When I first tried to view a .html page I only got a blank screen. Searching the web with the error message I found in the log file I discovered that I could edit the config file and add a command to use writev().

I installed the MySql on my sata drive and used symlink to mount it in the /usr/local directory. I used my previous experience with MySql to initialize it and set my root password.

I used apt-get to install the PHP5 components and edited the lighttpd config file to call php5-cgi for my access to MySql.

I copied a bunch of files from my existing web server into my user home directory and set my public_html for access by the web server. Then I ran my web browser and called on my home page. All seemed good for the first screen. Then I called my php login script to access MySql. Ooops. Screen goes blank and the system hangs.

Several hours pass with much accessing of the internet looking for someone who has solved this problem. What I find is that there may be some problem with my MySql port. It seems that php5 looks at /etc/services to get the port by default. After playing with some of the scripts in the MySql collection I found one that showed the port I was using. This did not match the one given in /etc/services. I edited the php.ini file and told it which port I was actually using and Bingo, everything works perfectly.

Now I have this tiny computer I can take on the train and it has all my MySql data. What a thrill.
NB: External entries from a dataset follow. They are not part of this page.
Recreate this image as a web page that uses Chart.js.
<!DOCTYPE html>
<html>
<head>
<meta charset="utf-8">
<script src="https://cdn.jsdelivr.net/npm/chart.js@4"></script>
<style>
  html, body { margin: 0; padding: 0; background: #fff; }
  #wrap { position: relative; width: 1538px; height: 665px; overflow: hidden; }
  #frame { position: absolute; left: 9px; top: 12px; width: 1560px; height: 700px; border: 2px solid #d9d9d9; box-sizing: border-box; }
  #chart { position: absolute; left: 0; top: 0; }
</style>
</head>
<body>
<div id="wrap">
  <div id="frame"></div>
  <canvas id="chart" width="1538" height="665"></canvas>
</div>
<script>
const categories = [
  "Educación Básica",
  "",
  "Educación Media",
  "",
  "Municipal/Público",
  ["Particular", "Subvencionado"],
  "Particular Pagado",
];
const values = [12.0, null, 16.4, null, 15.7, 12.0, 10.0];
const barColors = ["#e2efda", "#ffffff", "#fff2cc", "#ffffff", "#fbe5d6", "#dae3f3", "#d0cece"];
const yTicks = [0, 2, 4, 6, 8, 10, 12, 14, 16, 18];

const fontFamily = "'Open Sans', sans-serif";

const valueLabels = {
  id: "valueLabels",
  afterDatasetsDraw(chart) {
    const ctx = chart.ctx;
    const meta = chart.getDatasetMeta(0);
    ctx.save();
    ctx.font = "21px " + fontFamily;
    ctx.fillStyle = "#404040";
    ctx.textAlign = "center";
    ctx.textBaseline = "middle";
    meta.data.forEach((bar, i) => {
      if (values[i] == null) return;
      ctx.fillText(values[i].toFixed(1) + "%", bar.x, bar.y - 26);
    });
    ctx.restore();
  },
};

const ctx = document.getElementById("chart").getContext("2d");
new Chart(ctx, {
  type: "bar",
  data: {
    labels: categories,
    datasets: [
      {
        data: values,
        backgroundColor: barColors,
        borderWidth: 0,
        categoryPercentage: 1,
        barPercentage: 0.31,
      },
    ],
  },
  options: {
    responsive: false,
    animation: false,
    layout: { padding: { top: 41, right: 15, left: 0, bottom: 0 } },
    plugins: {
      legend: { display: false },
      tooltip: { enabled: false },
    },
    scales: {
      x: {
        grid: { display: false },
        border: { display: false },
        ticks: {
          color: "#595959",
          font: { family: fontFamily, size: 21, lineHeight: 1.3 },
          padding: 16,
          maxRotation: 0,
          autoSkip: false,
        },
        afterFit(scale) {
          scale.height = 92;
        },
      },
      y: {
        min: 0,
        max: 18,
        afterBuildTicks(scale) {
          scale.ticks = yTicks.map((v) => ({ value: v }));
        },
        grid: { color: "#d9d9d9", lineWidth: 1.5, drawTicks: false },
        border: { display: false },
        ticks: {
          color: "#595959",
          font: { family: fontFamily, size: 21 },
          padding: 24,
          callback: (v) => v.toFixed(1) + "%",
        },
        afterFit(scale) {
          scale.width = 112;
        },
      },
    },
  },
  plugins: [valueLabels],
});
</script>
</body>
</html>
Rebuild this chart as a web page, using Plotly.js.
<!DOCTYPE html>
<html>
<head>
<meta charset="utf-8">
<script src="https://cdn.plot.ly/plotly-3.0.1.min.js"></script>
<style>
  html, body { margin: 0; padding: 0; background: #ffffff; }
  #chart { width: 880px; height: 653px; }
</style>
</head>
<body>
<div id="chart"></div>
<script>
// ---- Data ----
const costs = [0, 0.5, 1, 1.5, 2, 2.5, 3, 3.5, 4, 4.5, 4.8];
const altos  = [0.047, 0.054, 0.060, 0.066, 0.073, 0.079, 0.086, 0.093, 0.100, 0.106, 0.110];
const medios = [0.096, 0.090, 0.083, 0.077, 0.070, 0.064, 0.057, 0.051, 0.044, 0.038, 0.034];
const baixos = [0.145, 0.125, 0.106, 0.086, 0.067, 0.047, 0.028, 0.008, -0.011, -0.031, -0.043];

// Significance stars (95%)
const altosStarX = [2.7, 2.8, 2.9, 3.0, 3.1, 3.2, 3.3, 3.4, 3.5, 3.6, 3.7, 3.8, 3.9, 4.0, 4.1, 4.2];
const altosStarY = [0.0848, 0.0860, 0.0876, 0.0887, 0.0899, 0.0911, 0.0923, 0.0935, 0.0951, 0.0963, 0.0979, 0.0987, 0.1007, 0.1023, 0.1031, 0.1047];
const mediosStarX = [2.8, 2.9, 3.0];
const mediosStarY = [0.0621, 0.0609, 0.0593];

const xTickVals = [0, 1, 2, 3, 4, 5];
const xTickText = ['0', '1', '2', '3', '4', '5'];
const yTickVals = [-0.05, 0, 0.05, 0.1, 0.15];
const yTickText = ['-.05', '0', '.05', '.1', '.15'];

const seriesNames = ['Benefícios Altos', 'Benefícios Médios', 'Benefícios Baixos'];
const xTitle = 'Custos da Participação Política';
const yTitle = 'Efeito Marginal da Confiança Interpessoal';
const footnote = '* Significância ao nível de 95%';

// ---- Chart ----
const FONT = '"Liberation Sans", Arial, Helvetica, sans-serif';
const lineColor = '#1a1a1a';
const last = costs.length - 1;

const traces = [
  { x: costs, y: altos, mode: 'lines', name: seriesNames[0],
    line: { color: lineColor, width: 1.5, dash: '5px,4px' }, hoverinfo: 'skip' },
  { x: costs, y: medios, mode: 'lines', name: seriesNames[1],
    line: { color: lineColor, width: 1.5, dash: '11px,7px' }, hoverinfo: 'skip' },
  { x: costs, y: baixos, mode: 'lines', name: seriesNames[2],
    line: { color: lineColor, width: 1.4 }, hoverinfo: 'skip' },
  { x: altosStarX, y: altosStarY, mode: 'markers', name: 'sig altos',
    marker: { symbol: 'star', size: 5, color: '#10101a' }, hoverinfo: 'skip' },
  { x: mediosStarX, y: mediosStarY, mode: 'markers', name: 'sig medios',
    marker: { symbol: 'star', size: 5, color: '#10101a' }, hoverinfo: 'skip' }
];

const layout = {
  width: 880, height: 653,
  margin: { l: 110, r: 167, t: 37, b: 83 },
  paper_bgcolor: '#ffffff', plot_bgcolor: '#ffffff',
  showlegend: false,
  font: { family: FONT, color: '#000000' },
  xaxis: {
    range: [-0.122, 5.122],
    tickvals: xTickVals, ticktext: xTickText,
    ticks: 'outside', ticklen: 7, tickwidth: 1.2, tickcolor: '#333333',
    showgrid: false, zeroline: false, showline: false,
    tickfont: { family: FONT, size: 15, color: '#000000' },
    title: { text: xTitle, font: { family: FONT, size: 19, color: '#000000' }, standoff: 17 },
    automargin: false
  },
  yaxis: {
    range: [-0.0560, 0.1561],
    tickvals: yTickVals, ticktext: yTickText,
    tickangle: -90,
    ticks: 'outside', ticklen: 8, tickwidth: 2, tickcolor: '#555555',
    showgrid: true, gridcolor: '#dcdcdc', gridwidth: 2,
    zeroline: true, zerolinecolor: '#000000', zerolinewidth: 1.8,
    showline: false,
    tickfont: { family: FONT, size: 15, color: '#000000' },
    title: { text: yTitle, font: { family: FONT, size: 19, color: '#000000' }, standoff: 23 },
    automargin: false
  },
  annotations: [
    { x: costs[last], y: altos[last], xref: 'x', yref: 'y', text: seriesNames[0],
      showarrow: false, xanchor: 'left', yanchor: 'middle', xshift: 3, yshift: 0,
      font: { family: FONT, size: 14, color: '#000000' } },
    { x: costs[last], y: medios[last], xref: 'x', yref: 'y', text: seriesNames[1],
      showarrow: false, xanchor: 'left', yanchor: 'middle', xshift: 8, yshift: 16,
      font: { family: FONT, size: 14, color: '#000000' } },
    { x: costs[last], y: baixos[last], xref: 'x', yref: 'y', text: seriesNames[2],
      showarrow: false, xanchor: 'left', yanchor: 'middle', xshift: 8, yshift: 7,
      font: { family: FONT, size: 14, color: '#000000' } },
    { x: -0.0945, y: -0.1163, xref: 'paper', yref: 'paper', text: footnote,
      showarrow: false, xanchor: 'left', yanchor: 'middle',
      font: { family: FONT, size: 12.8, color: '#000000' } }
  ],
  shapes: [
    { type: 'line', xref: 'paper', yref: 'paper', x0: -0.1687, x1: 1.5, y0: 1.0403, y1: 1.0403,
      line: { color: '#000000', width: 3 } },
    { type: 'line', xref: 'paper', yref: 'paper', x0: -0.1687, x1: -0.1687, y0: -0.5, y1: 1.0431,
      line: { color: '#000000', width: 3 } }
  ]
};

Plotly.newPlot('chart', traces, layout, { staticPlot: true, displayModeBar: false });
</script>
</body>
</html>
Wednesday, October 15, 2008

My EeePC

I thought I would put down a few thoughts about my laptop.

I have avoided moving into the laptop market for two main reasons. The first reason is because if the thing dies I can't fix it myself. I have no difficulty pulling a desktop or tower to pieces and replacing the dead cards or even the power supply, but I am no good with a soldering iron.
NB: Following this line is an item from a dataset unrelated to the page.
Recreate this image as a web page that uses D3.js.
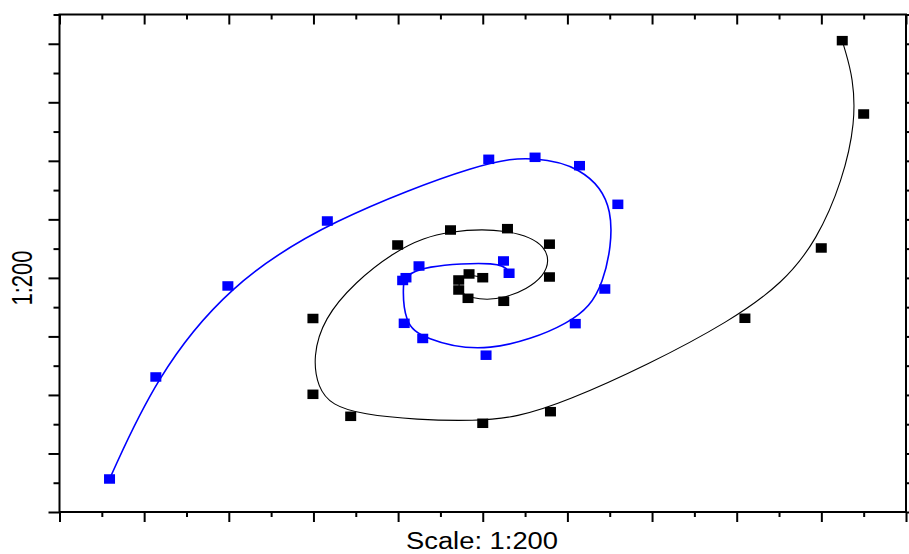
<!DOCTYPE html>
<html>
<head>
<meta charset="utf-8">
<script src="https://cdn.jsdelivr.net/npm/d3@7"></script>
<style>
  html, body { margin: 0; padding: 0; background: #fff; }
  svg { display: block; }
</style>
</head>
<body>
<svg id="chart" width="909" height="554"></svg>
<script>
// ---- data ----
const blackX = [4.247, 4.500, 3.999, 3.097, 0.800, 0.000, -1.560, -2.006, -2.006, -1.005, -0.381, 0.292, 0.788, 0.788, 0.248, -0.174, -0.284, -0.284, -0.162, 0.000];
const blackY = [4.053, 2.800, 0.511, -0.690, -2.286, -2.484, -2.365, -1.989, -0.694, 0.562, 0.818, 0.841, 0.576, 0.015, -0.400, -0.349, -0.207, -0.036, 0.067, 0.003];
const blueX = [-4.409, -3.862, -3.011, -1.836, 0.071, 0.618, 1.143, 1.596, 1.442, 1.093, 0.039, -0.709, -0.928, -0.946, -0.907, -0.753, 0.245, 0.311];
const blueY = [-3.436, -1.693, -0.138, 0.972, 2.026, 2.060, 1.917, 1.257, -0.190, -0.782, -1.321, -1.035, -0.776, -0.044, 0.003, 0.203, 0.289, 0.079];

const xDomain = [-5, 5];
const yDomain = [-4, 4.5];
const xMajorTicks = [-5, -4, -3, -2, -1, 0, 1, 2, 3, 4, 5];
const xMinorTicks = [-4.5, -3.5, -2.5, -1.5, -0.5, 0.5, 1.5, 2.5, 3.5, 4.5];
const yMajorTicks = [-4, -3, -2, -1, 0, 1, 2, 3, 4];
const yMinorTicks = [-3.5, -2.5, -1.5, -0.5, 0.5, 1.5, 2.5, 3.5, 4.5];
const xTitle = "Scale: 1:200";
const yTitle = "1:200";

// ---- layout ----
const svg = d3.select("#chart");
const L = 59.5, R = 906, T = 14.5, B = 512;
const x = d3.scaleLinear().domain(xDomain).range([L, R]);
const y = d3.scaleLinear().domain(yDomain).range([B, T]);

const noLabel = () => "";
function styleAxis(g) {
  g.select(".domain").remove();
  g.selectAll(".tick line").attr("stroke", "#000").attr("stroke-width", 2);
  g.selectAll("text").remove();
}

// bottom axis (outward)
svg.append("g").attr("transform", `translate(0,${B})`)
  .call(d3.axisBottom(x).tickValues(xMajorTicks).tickSize(10).tickFormat(noLabel)).call(styleAxis);
svg.append("g").attr("transform", `translate(0,${B})`)
  .call(d3.axisBottom(x).tickValues(xMinorTicks).tickSize(5).tickFormat(noLabel)).call(styleAxis);
// top axis (inward)
svg.append("g").attr("transform", `translate(0,${T})`)
  .call(d3.axisTop(x).tickValues(xMajorTicks).tickSize(-10).tickFormat(noLabel)).call(styleAxis);
svg.append("g").attr("transform", `translate(0,${T})`)
  .call(d3.axisTop(x).tickValues(xMinorTicks).tickSize(-5).tickFormat(noLabel)).call(styleAxis);
// left axis (outward)
svg.append("g").attr("transform", `translate(${L},0)`)
  .call(d3.axisLeft(y).tickValues(yMajorTicks).tickSize(11).tickFormat(noLabel)).call(styleAxis);
svg.append("g").attr("transform", `translate(${L},0)`)
  .call(d3.axisLeft(y).tickValues(yMinorTicks).tickSize(6).tickFormat(noLabel)).call(styleAxis);
// right axis (outward)
svg.append("g").attr("transform", `translate(${R},0)`)
  .call(d3.axisRight(y).tickValues(yMajorTicks).tickSize(11).tickFormat(noLabel)).call(styleAxis);
svg.append("g").attr("transform", `translate(${R},0)`)
  .call(d3.axisRight(y).tickValues(yMinorTicks).tickSize(6).tickFormat(noLabel)).call(styleAxis);

// frame
svg.append("rect")
  .attr("x", L).attr("y", T).attr("width", R - L).attr("height", B - T)
  .attr("fill", "none").attr("stroke", "#000").attr("stroke-width", 2);

// ---- series ----
const series = [
  { xs: blackX, ys: blackY, color: "#000000", width: 1.1 },
  { xs: blueX, ys: blueY, color: "#0000ff", width: 1.6 }
];
const line = d3.line().x(d => x(d[0])).y(d => y(d[1])).curve(d3.curveBasis);
const mw = 11, mh = 9.5;

series.forEach(s => {
  const pts = s.xs.map((v, i) => [v, s.ys[i]]);
  svg.append("path").datum(pts)
    .attr("d", line)
    .attr("fill", "none")
    .attr("stroke", s.color)
    .attr("stroke-width", s.width);
});
series.forEach(s => {
  const pts = s.xs.map((v, i) => [v, s.ys[i]]);
  svg.append("g").selectAll("rect").data(pts).join("rect")
    .attr("x", d => x(d[0]) - mw / 2)
    .attr("y", d => y(d[1]) - mh / 2)
    .attr("width", mw).attr("height", mh)
    .attr("fill", s.color);
});

// ---- titles ----
svg.append("text")
  .attr("x", 482).attr("y", 548.5)
  .attr("text-anchor", "middle")
  .attr("font-family", "Liberation Sans, Arial, sans-serif")
  .attr("font-size", 23)
  .attr("textLength", 152)
  .attr("lengthAdjust", "spacingAndGlyphs")
  .attr("fill", "#000")
  .text(xTitle);

svg.append("text")
  .attr("transform", "translate(31.5,278) scale(1.3,1) rotate(-90)")
  .attr("text-anchor", "middle")
  .attr("font-family", "Liberation Sans, Arial, sans-serif")
  .attr("font-size", 22)
  .attr("fill", "#000")
  .text(yTitle);
</script>
</body>
</html>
The second reason is that I do not like working with Microsoft. I have always said that if I was going to have a laptop it would have to be Linux compatible.

So now I have a laptop. There are several things that encouraged me to buy this unit. First and foremost, the price. Half the cost of any other laptop I had looked at. Then there was the fact that it came with Linux installed. :-) And there was not much to go wrong with the thing. No inbuilt DVD to start with. And I got a full years warranty.
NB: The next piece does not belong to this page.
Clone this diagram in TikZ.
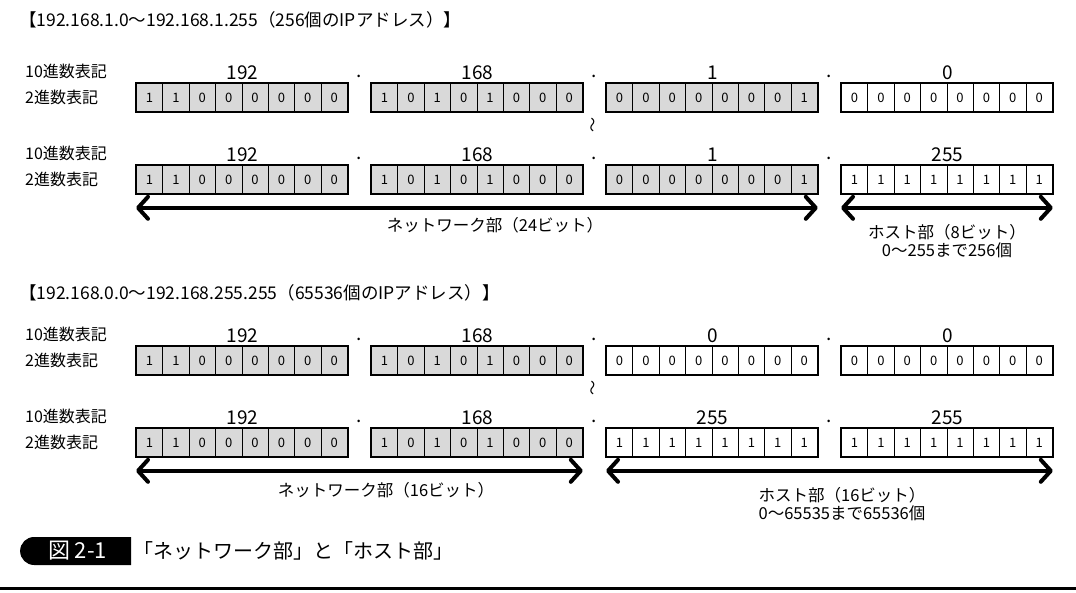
\documentclass[tikz,border=0pt]{standalone}
\usepackage{fontspec}
\setmainfont{Noto Sans CJK JP}
\usetikzlibrary{positioning, arrows.meta, calc, shapes.misc}
\tikzset{
  bitcell/.style={draw, line width=0.8pt, minimum width=26.375pt, minimum height=28pt, inner sep=0pt, font=\fontsize{13}{13}\selectfont},
  netfill/.style={fill=black!15},
  hostfill/.style={fill=white},
  octframe/.style={draw, line width=2.4pt},
  declabel/.style={font=\fontsize{19}{19}\selectfont, anchor=base, inner sep=0pt},
  rowlabel/.style={font=\fontsize{16}{16}\selectfont, anchor=west, inner sep=0pt},
  partlabel/.style={font=\fontsize{16.5}{18}\selectfont, align=center, inner sep=0pt},
  headline/.style={font=\fontsize{17.5}{17.5}\selectfont, anchor=west, inner sep=0pt},
  wave/.style={font=\fontsize{15}{15}\selectfont, inner sep=0pt, rotate=90},
  span/.style={line width=4pt, {Straight Barb[length=10pt,width=22pt,round]}-{Straight Barb[length=10pt,width=22pt,round]}},
}
% one octet: name, left x, top y, decimal, bits, fill style
\newcommand{\octet}[6]{%
  \foreach \b [count=\i] in {#5}
    \node[bitcell, #6, anchor=north west] (#1-\i) at (#2+\i*26.375-26.375, #3) {\b};
  \draw[octframe] (#1-1.north west) rectangle (#1-8.south east);
  \node[declabel] at ([yshift=4pt]#1-4.north east) {#4};
}
% the two row labels in front of a row of octets
\newcommand{\iprow}[2]{% name, top y
  \node[rowlabel] (#1dec) at (25,#2-12) {10進数表記};
  \node[rowlabel] (#1bin) at (25,#2+14) {2進数表記};
}

\begin{document}
\begin{tikzpicture}[x=1pt, y=-1pt]
\useasboundingbox (0,0) rectangle (1076,592);

% --- 192.168.1.0/24 ---
\node[headline] (head1) at (19,20) {【192.168.1.0〜192.168.1.255（256個のIPアドレス）】};

\iprow{r1}{83}
\octet{r1o1}{136}{83}{192}{1,1,0,0,0,0,0,0}{netfill}
\octet{r1o2}{371}{83}{168}{1,0,1,0,1,0,0,0}{netfill}
\octet{r1o3}{606}{83}{1}{0,0,0,0,0,0,0,1}{netfill}
\octet{r1o4}{841}{83}{0}{0,0,0,0,0,0,0,0}{hostfill}
\node[wave] (tilde1) at (595,125) {〜};

\iprow{r2}{165}
\octet{r2o1}{136}{165}{192}{1,1,0,0,0,0,0,0}{netfill}
\octet{r2o2}{371}{165}{168}{1,0,1,0,1,0,0,0}{netfill}
\octet{r2o3}{606}{165}{1}{0,0,0,0,0,0,0,1}{netfill}
\octet{r2o4}{841}{165}{255}{1,1,1,1,1,1,1,1}{hostfill}

\draw[span] ([yshift=-14pt]r2o1-1.south west) -- ([yshift=-14pt]r2o3-8.south east);
\draw[span] ([yshift=-14pt]r2o4-1.south west) -- ([yshift=-14pt]r2o4-8.south east);
\node[partlabel] (net1) at (495,225) {ネットワーク部（24ビット）};
\node[partlabel] (host1) at (947,241) {ホスト部（8ビット）\\0〜255まで256個};

% --- 192.168.0.0/16 ---
\node[headline] (head2) at (19,293) {【192.168.0.0〜192.168.255.255（65536個のIPアドレス）】};

\iprow{r3}{346}
\octet{r3o1}{136}{346}{192}{1,1,0,0,0,0,0,0}{netfill}
\octet{r3o2}{371}{346}{168}{1,0,1,0,1,0,0,0}{netfill}
\octet{r3o3}{606}{346}{0}{0,0,0,0,0,0,0,0}{hostfill}
\octet{r3o4}{841}{346}{0}{0,0,0,0,0,0,0,0}{hostfill}
\node[wave] (tilde2) at (595,388) {〜};

\iprow{r4}{428}
\octet{r4o1}{136}{428}{192}{1,1,0,0,0,0,0,0}{netfill}
\octet{r4o2}{371}{428}{168}{1,0,1,0,1,0,0,0}{netfill}
\octet{r4o3}{606}{428}{255}{1,1,1,1,1,1,1,1}{hostfill}
\octet{r4o4}{841}{428}{255}{1,1,1,1,1,1,1,1}{hostfill}

\draw[span] ([yshift=-14pt]r4o1-1.south west) -- ([yshift=-14pt]r4o2-8.south east);
\draw[span] ([yshift=-14pt]r4o3-1.south west) -- ([yshift=-14pt]r4o4-8.south east);
\node[partlabel] (net2) at (386,490) {ネットワーク部（16ビット）};
\node[partlabel] (host2) at (842,504) {ホスト部（16ビット）\\0〜65535まで65536個};

% dots between the octets
\foreach \r in {r1,r2,r3,r4}
  \foreach \a/\b in {o1/o2,o2/o3,o3/o4}
    \node[declabel] at ([yshift=6pt]$(\r\a-8.north east)!0.5!(\r\b-1.north west)$) {.};

% caption
\node[rounded rectangle, rounded rectangle right arc=none, fill=black, text=white,
  minimum width=111pt, minimum height=28pt, inner sep=0pt, font=\fontsize{22}{22}\selectfont] (figtag) at (77.5,551) {図 2-1};
\node[font=\fontsize{20}{20}\selectfont, anchor=west, inner sep=0pt, right=2pt of figtag] (figtitle) {「ネットワーク部」と「ホスト部」};
\draw[line width=3pt] (0,588) -- (1076,588);
\end{tikzpicture}
\end{document}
Now I have added some bits to it. I don't always take all of this with me when I travel, but being able to plug these bits into the USB system gives me a huge amount of flexibility.
  • An external DVD. A double benefit. I can use this with any computer I have access to. If it dies, I am not buying a new laptop.
  • A 250GB mini SATA hard drive. This also can be used on any other computer.
  • An external mouse. There is an inbuilt mouse/finger board that works fine if you are traveling, but it is not as easy to use as a standard mouse.
  • An external keyboard to use at home. The on board keyboard is great when you are out and about, but I can type at normal speed with a full size keyboard.
  • An external full size monitor. The on board screen with its scroll bar is adequate if you are not at home, but if you plug in the external you get the benefit of whatever pixel size screen you use.
I was quite happy with the setup of the unit as it came. It has this easy to use set of icons. You just move to the category you want to work with and select the program. Any new computer user would be able to work this system without any lessons in Linux at all.

But then I was surfing the net and discovered a very interesting website dedicated to this little thing. The Link I found on Google is here. Eee PC Tips: A crash course in Linux - Download Squad
This site helps you to move from the newbe type screen to a standard Linux desktop. I followed the instructions and now I have two choices. I can stay in the simple desktop or move to the standard one after booting.

Once I had this installed I decided to look further. I tried the Debian site mentioned but was not able to connect. Not to be put off, I searched for other Debian sites and found one that was available. Now I have MySql, lighttpd and PHP5 on the SATA hard drive. Everything you would ever need :-) Well this week anyway.

So my overall opinion? I realy do not think you would be sorry if you got one of these little Eee PC units. I am very happy anyway.

Monday, October 13, 2008

First Entry

This is the first entry of my blog. Who knows where it will go to from here.